Aquaterra Energy Moves UK Offshore CCS Well-Abandonment System Into Fabrication for Northern Endurance Partnership Project
Aquaterra Energy has advanced its Recoverable Abandonment Frame (RAF) system into fabrication for deployment on the Northern Endurance Partnership carbon capture and storage (CCS) project in the UK North Sea. The RAF system is engineered to support re-entry, remediation, and permanent abandonment of legacy offshore wells that could otherwise pose integrity risks to future underground CO₂ storage sites — one of the primary technical and regulatory obstacles to scaling CCS in mature producing basins like the North Sea. Aquaterra secured multiple contracts on the Northern Endurance Partnership project in 2025, as CCS development activity accelerated across the UK's offshore estate.
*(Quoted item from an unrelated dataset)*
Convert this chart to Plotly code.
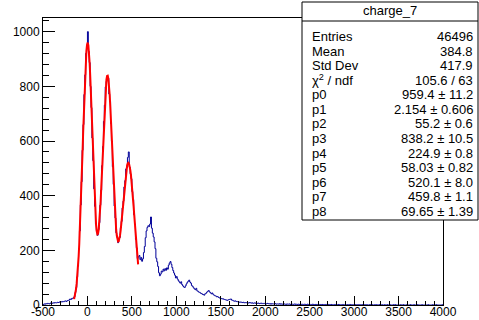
import numpy as np
import plotly.graph_objects as go

# ---- histogram charge_7: 450 bins of width 10 over [-500, 4000] ----
x_lo, x_hi = -500.0, 4000.0
counts = [
    2, 4, 3, 5, 4, 6, 5, 4, 7, 6,                 # -500
    6, 8, 7, 9, 8, 8, 10, 9, 11, 10,              # -400
    12, 11, 13, 12, 14, 15, 13, 16, 17, 18,       # -300
    22, 20, 24, 23, 28, 30, 46, 64, 103, 142,     # -200
    206, 271, 366, 451, 566, 660, 770, 842, 921, 948,   # -100
    1000, 928, 887, 800, 722, 611, 528, 425, 361, 296,  # 0
    272, 255, 276, 301, 365, 420, 510, 580, 672, 731,   # 100
    798, 818, 835, 830, 772, 746, 664, 600, 506, 441,   # 200
    362, 318, 264, 248, 228, 240, 247, 283, 306, 355,   # 300
    380, 432, 455, 498, 503, 540, 560, 505, 480, 462,   # 400
    415, 386, 330, 296, 240, 209, 170, 176, 181, 166,   # 500
    174, 160, 169, 192, 214, 246, 271, 284, 290, 287,   # 600
    296, 322, 281, 263, 249, 231, 206, 171, 158, 141,   # 700
    118, 107, 113, 124, 121, 131, 125, 133, 127, 136,   # 800
    131, 146, 154, 159, 149, 137, 126, 117, 109, 99,    # 900
    104, 95, 89, 84, 80, 85, 75, 70, 66, 64,            # 1000
    70, 77, 83, 87, 91, 84, 80, 71, 68, 63,             # 1100
    59, 56, 61, 52, 50, 47, 46, 43, 42, 39,             # 1200
    38, 36, 41, 43, 47, 50, 53, 48, 45, 41,             # 1300
    44, 39, 36, 34, 33, 30, 31, 28, 26, 25,             # 1400
    24, 22, 23, 21, 20, 19, 18, 17, 19, 20,             # 1500
    21, 22, 18, 17, 15, 14, 15, 13, 12, 13,             # 1600
    11, 10, 11, 10, 9, 10, 8, 9, 8, 9,                  # 1700
    8, 7, 9, 8, 7, 8, 6, 7, 8, 6,                       # 1800
    7, 6, 7, 5, 6, 7, 5, 6, 5, 6,                       # 1900
    5, 4, 6, 5, 4, 5, 3, 5, 4, 4,                       # 2000
    4, 5, 3, 4, 4, 3, 5, 3, 4, 3,                       # 2100
    3, 4, 3, 2, 4, 3, 3, 4, 2, 3,                       # 2200
    3, 2, 3, 4, 2, 3, 2, 3, 2, 3,                       # 2300
    2, 3, 2, 2, 3, 2, 1, 3, 2, 2,                       # 2400
    2, 2, 1, 3, 2, 1, 2, 2, 1, 2,                       # 2500
    2, 1, 2, 1, 2, 1, 1, 2, 1, 2,                       # 2600
    1, 2, 1, 1, 2, 1, 1, 1, 2, 1,                       # 2700
    1, 1, 2, 1, 0, 1, 1, 2, 1, 1,                       # 2800
    1, 0, 1, 1, 1, 2, 0, 1, 1, 0,                       # 2900
    1, 1, 0, 1, 1, 0, 1, 1, 0, 1,                       # 3000
    0, 1, 1, 0, 1, 0, 0, 1, 1, 0,                       # 3100
    1, 0, 0, 1, 0, 1, 0, 0, 1, 0,                       # 3200
    0, 1, 0, 0, 1, 0, 0, 1, 0, 0,                       # 3300
    1, 0, 0, 0, 1, 0, 1, 0, 0, 0,                       # 3400
    0, 0, 1, 0, 0, 1, 0, 0, 0, 1,                       # 3500
    0, 0, 0, 1, 0, 0, 0, 1, 0, 0,                       # 3600
    0, 1, 0, 0, 0, 0, 1, 0, 0, 0,                       # 3700
    0, 0, 0, 1, 0, 0, 0, 0, 1, 0,                       # 3800
    0, 0, 1, 0, 0, 0, 0, 0, 0, 1,                       # 3900
]

# ---- triple-Gaussian fit result ----
fit_par = [959.4, 2.154, 55.2, 838.2, 224.9, 58.03, 520.1, 459.8, 69.65]
fit_lo, fit_hi = -150.0, 570.0

# ---- statistics box ----
hist_name = "charge_7"
stat_names = ["Entries", "Mean", "Std Dev", "\u03c7<sup>2</sup> / ndf",
              "p0", "p1", "p2", "p3", "p4", "p5", "p6", "p7", "p8"]
stat_values = ["46496", "384.8", "417.9", "105.6 / 63",
               "959.4 \u00b1 11.2", "2.154 \u00b1 0.606", "55.2 \u00b1 0.6",
               "838.2 \u00b1 10.5", "224.9 \u00b1 0.8", "58.03 \u00b1 0.82",
               "520.1 \u00b1 8.0", "459.8 \u00b1 1.1", "69.65 \u00b1 1.39"]

x_ticks = list(range(-500, 4001, 500))
y_ticks = list(range(0, 1001, 200))

# ------------------------------------------------------------------
n_bins = len(counts)
edges = np.linspace(x_lo, x_hi, n_bins + 1)
step_y = list(counts) + [counts[-1]]


def three_gaus(x, p):
    y = np.zeros_like(x)
    for i in range(3):
        a, m, s = p[3 * i:3 * i + 3]
        y = y + a * np.exp(-0.5 * ((x - m) / s) ** 2)
    return y


xf = np.linspace(fit_lo, fit_hi, 100)
yf = three_gaus(xf, fit_par)

W, H = 479, 320
ml, mr, mt, mb = 43, 36, 18, 15
pw, ph = W - ml - mr, H - mt - mb


def px2x(px):
    return (px - ml) / pw


def py2y(py):
    return (H - mb - py) / ph


font_family = "Liberation Sans, Arial, Helvetica, sans-serif"

fig = go.Figure()
fig.add_trace(go.Scatter(x=edges, y=step_y, mode="lines",
                         line=dict(color="#000099", width=1, shape="hv"),
                         hoverinfo="skip", showlegend=False))
fig.add_trace(go.Scatter(x=xf, y=yf, mode="lines",
                         line=dict(color="#ff0000", width=2),
                         hoverinfo="skip", showlegend=False))

y_max = 1.05 * max(counts)

fig.update_layout(
    width=W, height=H,
    margin=dict(l=ml, r=mr, t=mt, b=mb, pad=0, autoexpand=False),
    paper_bgcolor="white", plot_bgcolor="white",
    font=dict(family=font_family, size=12, color="black"),
    xaxis=dict(range=[x_lo, x_hi], showgrid=False, zeroline=False,
               automargin=False,
               showline=True, linecolor="black", linewidth=1, mirror=True,
               ticks="inside", ticklen=9, tickwidth=1, tickcolor="black",
               tickvals=x_ticks, ticktext=[str(v) for v in x_ticks],
               tickfont=dict(size=12), ticklabelstandoff=-4,
               minor=dict(ticks="inside", ticklen=4, dtick=100, tick0=-500,
                          tickcolor="black", tickwidth=1)),
    yaxis=dict(range=[0, y_max], showgrid=False, zeroline=False,
               automargin=False,
               showline=True, linecolor="black", linewidth=1, mirror=True,
               ticks="inside", ticklen=12, tickwidth=1, tickcolor="black",
               tickvals=y_ticks, ticktext=[str(v) for v in y_ticks],
               tickfont=dict(size=12),
               minor=dict(ticks="inside", ticklen=6, dtick=40, tick0=0,
                          tickcolor="black", tickwidth=1)),
)

# stats box
box_l, box_r, box_t, box_b = 302, 478, 2, 220
sep_y = 21
shapes = [
    dict(type="rect", xref="paper", yref="paper",
         x0=px2x(box_l), x1=px2x(box_r), y0=py2y(box_b), y1=py2y(box_t),
         fillcolor="white", line=dict(color="black", width=1), layer="above"),
    dict(type="line", xref="paper", yref="paper",
         x0=px2x(box_l), x1=px2x(box_r), y0=py2y(sep_y), y1=py2y(sep_y),
         line=dict(color="black", width=1), layer="above"),
]
fig.update_layout(shapes=shapes)

anns = [dict(xref="paper", yref="paper", x=px2x((box_l + box_r) / 2),
             y=py2y(11), text=hist_name, showarrow=False,
             xanchor="center", yanchor="middle", font=dict(size=13))]
row0, drow = 36.5, 14.58
for i, (nm, val) in enumerate(zip(stat_names, stat_values)):
    yy = py2y(row0 + i * drow)
    anns.append(dict(xref="paper", yref="paper", x=px2x(310), y=yy,
                     text=nm, showarrow=False, xanchor="left",
                     yanchor="middle", font=dict(size=13)))
    anns.append(dict(xref="paper", yref="paper", x=px2x(475), y=yy,
                     text=val, showarrow=False, xanchor="right",
                     yanchor="middle", font=dict(size=13)))
fig.update_layout(annotations=anns)

fig.write_html("out.html", config={"displayModeBar": False})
The Northern Endurance Partnership provides the offshore transportation and storage infrastructure underpinning the UK's East Coast Cluster — a major industrial decarbonisation initiative targeting heavy industry in the Humber and Teesside regions. CEO George Morrison described safe management of legacy wells as a precondition for CCS projects reaching commercial scale: without confidence that orphaned wells can be reliably plugged or re-entered, operators cannot certify storage sites as permanently secure, blocking both regulatory approval and project finance. The fabrication milestone signals that the technical solution for this well integrity challenge is moving from design to hardware — a meaningful step toward the East Coast Cluster's operational timeline. Separately, Howden-owned MGA Dual UK has secured a capacity deal with AXA for a new natural resources insurance product, with the chief underwriting officer citing the renewable energy sector's drive to net zero — a signal that specialist underwriting capacity is following UK clean energy infrastructure investment.
Why this matters
CCS projects of this scale sit at the intersection of energy law, project finance, and environmental regulation. The Northern Endurance Partnership will require regulatory approvals under the UK's offshore licensing regime, carbon storage licensing under the Energy Act 2008 (as amended), and ongoing interface with the North Sea Transition Authority. Lawyers advising project participants will be engaged on grid connection agreements, long-term storage agreements with industrial emitters, and the project finance structures needed to underwrite capital-intensive offshore infrastructure. The well integrity challenge that Aquaterra is solving is also a liability issue: legacy well owners face potential regulatory obligations and indemnity claims if abandoned wells leak into storage formations, activating environmental liability and insurance coverage disputes.
On the Ground
On a CCS project mandate, a trainee would summarise carbon storage licence conditions and planning permission requirements, assist with coordinating regulatory filings with the North Sea Transition Authority, and review grid connection and transportation agreements to identify any risk-allocation provisions relevant to legacy well liability.
Interview prep
Soundbite
Legacy well liability is the under-discussed legal bottleneck holding back commercial-scale North Sea CCS deployment.
Question you might get
“What regulatory approvals does a CCS project in the UK North Sea require, and which regulatory bodies are primarily responsible for overseeing carbon storage licensing?”
Full answer
Aquaterra Energy has moved its RAF well-abandonment system into fabrication for the Northern Endurance Partnership, the offshore infrastructure backbone of the UK's East Coast Cluster CCS initiative. For energy lawyers, this matters because well integrity is both a technical and legal problem: legacy wells in storage zones create regulatory approval risk, environmental liability exposure, and insurance coverage questions that must be resolved before CCS projects can reach financial close. The East Coast Cluster represents one of the UK government's highest-priority industrial decarbonisation projects, meaning deal flow in project finance, regulatory approvals, and carbon storage agreements will accelerate as technical milestones are met. This suggests a sustained pipeline of energy and infrastructure mandates for firms with CCS expertise, particularly as the North Sea Transition Authority tightens its oversight of offshore storage licensing.